There were four millers (only Wisdome Mill(17) remains), two carpenters, five shoemakers, two shopkeepers and two wheelwrights. The population was then 1080 souls, not much different from now when it is about 980. The first schoolhouse, built by Rev. Duke Yonge, was then in use. He also enlarged Glebe House which he used as his vicarage, and endowed a charity which is still in existence. By the time of Queen Victoria's Jubilee in 1897 the population was 1100, the present National School as it was then called had been built, and there was a post office and a railway station about a mile south of the village. Then there were two bakers, two blacksmiths, a carrier, a bootmaker, a mason and a tombstone engraver.

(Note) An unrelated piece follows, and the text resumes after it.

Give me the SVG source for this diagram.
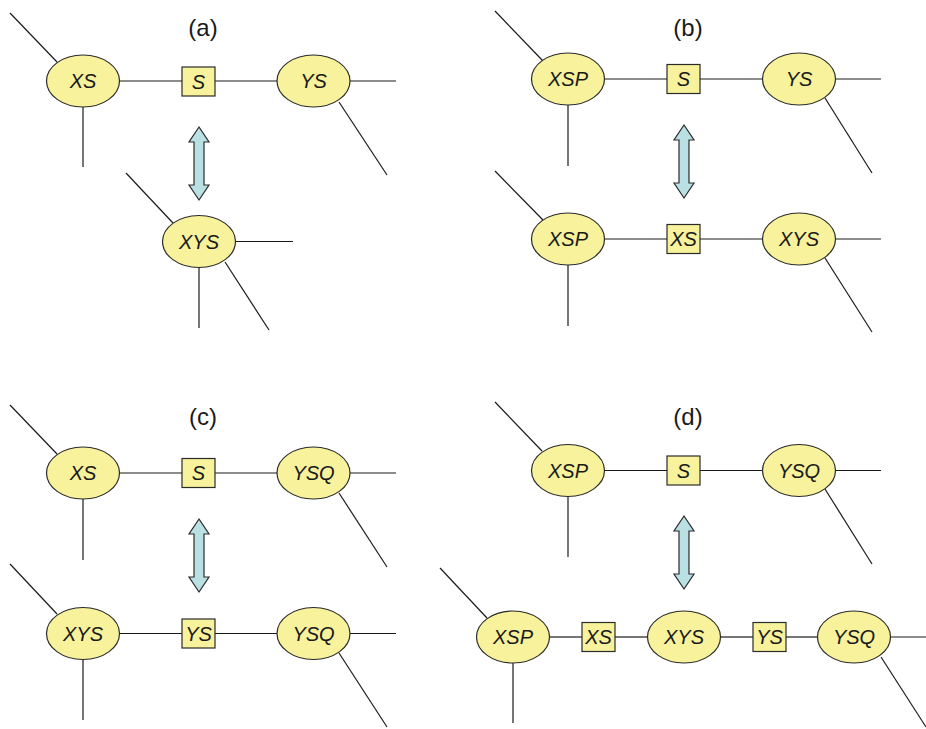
<svg xmlns="http://www.w3.org/2000/svg" xmlns:xlink="http://www.w3.org/1999/xlink" width="926" height="729" viewBox="0 0 926 729">
<style>
.e{fill:#F7F29B;stroke:#2a2a2a;stroke-width:1.2}
.b{fill:#F7F29B;stroke:#2a2a2a;stroke-width:1.2}
.t{font-family:"Liberation Sans",Arial,sans-serif;font-style:italic;font-size:20px;fill:#1a1a1a;text-anchor:middle}
.lbl{font-family:"Liberation Sans",Arial,sans-serif;font-size:24px;fill:#1a1a1a;text-anchor:middle}
.c line{stroke:#1a1a1a;stroke-width:1.2}
.arr{fill:#B9E0E2;stroke:#2a2a2a;stroke-width:1.2;stroke-linejoin:miter}
</style>
<defs>
<path id="dbl" d="M0,0 L10,15 L5,15 L5,58 L10,58 L0,73 L-10,58 L-5,58 L-5,15 L-10,15 Z"/>
</defs>
<rect width="926" height="729" fill="#fff"/>

<g id="connectors" class="c">
<!-- (a) -->
<line x1="10" y1="13" x2="57" y2="62"/>
<line x1="83" y1="107" x2="83" y2="167"/>
<line x1="119" y1="81" x2="182" y2="81"/>
<line x1="215" y1="81" x2="277" y2="81"/>
<line x1="350" y1="81" x2="396" y2="81"/>
<line x1="339" y1="102" x2="387" y2="175"/>
<line x1="126" y1="173" x2="173" y2="223"/>
<line x1="235" y1="241.5" x2="293" y2="241.5"/>
<line x1="199" y1="267" x2="199" y2="328"/>
<line x1="225" y1="262" x2="269" y2="330"/>
<!-- (b) -->
<line x1="495" y1="11" x2="543" y2="61"/>
<line x1="568" y1="105" x2="568" y2="166"/>
<line x1="605" y1="79" x2="667" y2="79"/>
<line x1="700" y1="79" x2="763" y2="79"/>
<line x1="835" y1="79" x2="881" y2="79"/>
<line x1="825" y1="98" x2="872" y2="173"/>
<line x1="495" y1="171" x2="543" y2="220"/>
<line x1="568" y1="265" x2="568" y2="326"/>
<line x1="605" y1="239" x2="667" y2="239"/>
<line x1="700" y1="239" x2="763" y2="239"/>
<line x1="835" y1="239" x2="881" y2="239"/>
<line x1="825" y1="258" x2="872" y2="332"/>
<!-- (c) -->
<line x1="10" y1="405" x2="57" y2="454"/>
<line x1="83" y1="499" x2="83" y2="560"/>
<line x1="119" y1="473" x2="182" y2="473"/>
<line x1="215" y1="473" x2="277" y2="473"/>
<line x1="350" y1="473" x2="396" y2="473"/>
<line x1="339" y1="493" x2="387" y2="567"/>
<line x1="10" y1="564" x2="57" y2="614"/>
<line x1="83" y1="659" x2="83" y2="720"/>
<line x1="119" y1="633.5" x2="182" y2="633.5"/>
<line x1="215" y1="633.5" x2="277" y2="633.5"/>
<line x1="350" y1="633.5" x2="396" y2="633.5"/>
<line x1="339" y1="653" x2="387" y2="727"/>
<!-- (d) -->
<line x1="495" y1="402" x2="542" y2="451"/>
<line x1="568" y1="497" x2="568" y2="557"/>
<line x1="605" y1="470.5" x2="667" y2="470.5"/>
<line x1="700" y1="470.5" x2="762" y2="470.5"/>
<line x1="835" y1="470.5" x2="881" y2="470.5"/>
<line x1="825" y1="489" x2="872" y2="564"/>
<line x1="440" y1="568" x2="487" y2="618"/>
<line x1="513" y1="663" x2="513" y2="723"/>
<line x1="550" y1="637" x2="582" y2="637"/>
<line x1="615" y1="637" x2="647" y2="637"/>
<line x1="721" y1="637" x2="753" y2="637"/>
<line x1="786" y1="637" x2="818" y2="637"/>
<line x1="890" y1="637" x2="926" y2="637"/>
<line x1="881" y1="657" x2="926" y2="727"/>
</g>

<g id="arrows">
<use xlink:href="#dbl" href="#dbl" class="arr" transform="translate(199,127)"/>
<use xlink:href="#dbl" href="#dbl" class="arr" transform="translate(684,125)"/>
<use xlink:href="#dbl" href="#dbl" class="arr" transform="translate(199,519)"/>
<use xlink:href="#dbl" href="#dbl" class="arr" transform="translate(684,516)"/>
</g>

<g id="labels">
<text class="lbl" x="203" y="36">(a)</text>
<text class="lbl" x="688" y="36">(b)</text>
<text class="lbl" x="203" y="425">(c)</text>
<text class="lbl" x="688" y="425">(d)</text>
</g>

<!-- (a) nodes -->
<g id="a-XS"><ellipse class="e" cx="83" cy="81" rx="36.5" ry="26"/><text class="t" x="83" y="88">XS</text></g>
<g id="a-S"><rect class="b" x="182" y="67" width="33" height="29"/><text class="t" x="198.5" y="88.5">S</text></g>
<g id="a-YS"><ellipse class="e" cx="313.5" cy="81" rx="36.5" ry="26"/><text class="t" x="313.5" y="88">YS</text></g>
<g id="a-XYS"><ellipse class="e" cx="199" cy="241.5" rx="36.5" ry="26"/><text class="t" x="199" y="248.5">XYS</text></g>

<!-- (b) nodes -->
<g id="b-XSP1"><ellipse class="e" cx="568" cy="79" rx="36.5" ry="26"/><text class="t" x="568" y="86">XSP</text></g>
<g id="b-S"><rect class="b" x="667" y="64.5" width="33" height="29"/><text class="t" x="683.5" y="86">S</text></g>
<g id="b-YS"><ellipse class="e" cx="799" cy="79" rx="36.5" ry="26"/><text class="t" x="799" y="86">YS</text></g>
<g id="b-XSP2"><ellipse class="e" cx="568" cy="239" rx="36.5" ry="26"/><text class="t" x="568" y="246">XSP</text></g>
<g id="b-XS"><rect class="b" x="667" y="224.5" width="33" height="29"/><text class="t" x="683.5" y="246">XS</text></g>
<g id="b-XYS"><ellipse class="e" cx="799" cy="239" rx="36.5" ry="26"/><text class="t" x="799" y="246">XYS</text></g>

<!-- (c) nodes -->
<g id="c-XS"><ellipse class="e" cx="83" cy="473" rx="36.5" ry="26"/><text class="t" x="83" y="480">XS</text></g>
<g id="c-S"><rect class="b" x="182" y="458.5" width="33" height="29"/><text class="t" x="198.5" y="480">S</text></g>
<g id="c-YSQ1"><ellipse class="e" cx="313.5" cy="473" rx="36.5" ry="26"/><text class="t" x="313.5" y="480">YSQ</text></g>
<g id="c-XYS"><ellipse class="e" cx="83" cy="633.5" rx="36.5" ry="26"/><text class="t" x="83" y="640.5">XYS</text></g>
<g id="c-YS"><rect class="b" x="182" y="619" width="33" height="29"/><text class="t" x="198.5" y="640.5">YS</text></g>
<g id="c-YSQ2"><ellipse class="e" cx="313.5" cy="633.5" rx="36.5" ry="26"/><text class="t" x="313.5" y="640.5">YSQ</text></g>

<!-- (d) nodes -->
<g id="d-XSP1"><ellipse class="e" cx="568" cy="470.5" rx="36.5" ry="26"/><text class="t" x="568" y="477.5">XSP</text></g>
<g id="d-S"><rect class="b" x="667" y="456" width="33" height="29"/><text class="t" x="683.5" y="477.5">S</text></g>
<g id="d-YSQ1"><ellipse class="e" cx="799" cy="470.5" rx="36.5" ry="26"/><text class="t" x="799" y="477.5">YSQ</text></g>
<g id="d-XSP2"><ellipse class="e" cx="513" cy="637" rx="36.5" ry="26"/><text class="t" x="513" y="644">XSP</text></g>
<g id="d-XS"><rect class="b" x="582" y="622.5" width="33" height="29"/><text class="t" x="598.5" y="644">XS</text></g>
<g id="d-XYS"><ellipse class="e" cx="684" cy="637" rx="36.5" ry="26"/><text class="t" x="684" y="644">XYS</text></g>
<g id="d-YS"><rect class="b" x="753" y="622.5" width="33" height="29"/><text class="t" x="769.5" y="644">YS</text></g>
<g id="d-YSQ2"><ellipse class="e" cx="854" cy="637" rx="36.5" ry="26"/><text class="t" x="854" y="644">YSQ</text></g>
</svg>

Most important to future employment in the village, as machinery reduced the demand for farm labour, was the establishment of Martin Bros. Ltd. and Watts, Blake, Bearne & Co. as quarriers of china clay. The Council built houses at Newtown between the wars and at Crossways in 1950. In 1953 the acetylene lighting in the streets was replaced with electric lighting and in the following year electricity was extended to the outlying properties. An estate of private houses was begun in Abbots Park in the late 1960's as Cornwood became increasingly attractive to commuters working in Plymouth and Ivybridge. Sheltered housing has been built by the Council in Churchtown Close and more recently more sheltered housing and houses to rent have gone up opposite Crossways at Church Park.
Thanks to its church, school, post office and shops Cornwood remains a close community. So far it is largely untouched by the rash of second homes and holiday lets which have changed life so much in many villages in the South Hams.
Andrew Bawn. Chairman Cornwood Parish Council. 1991.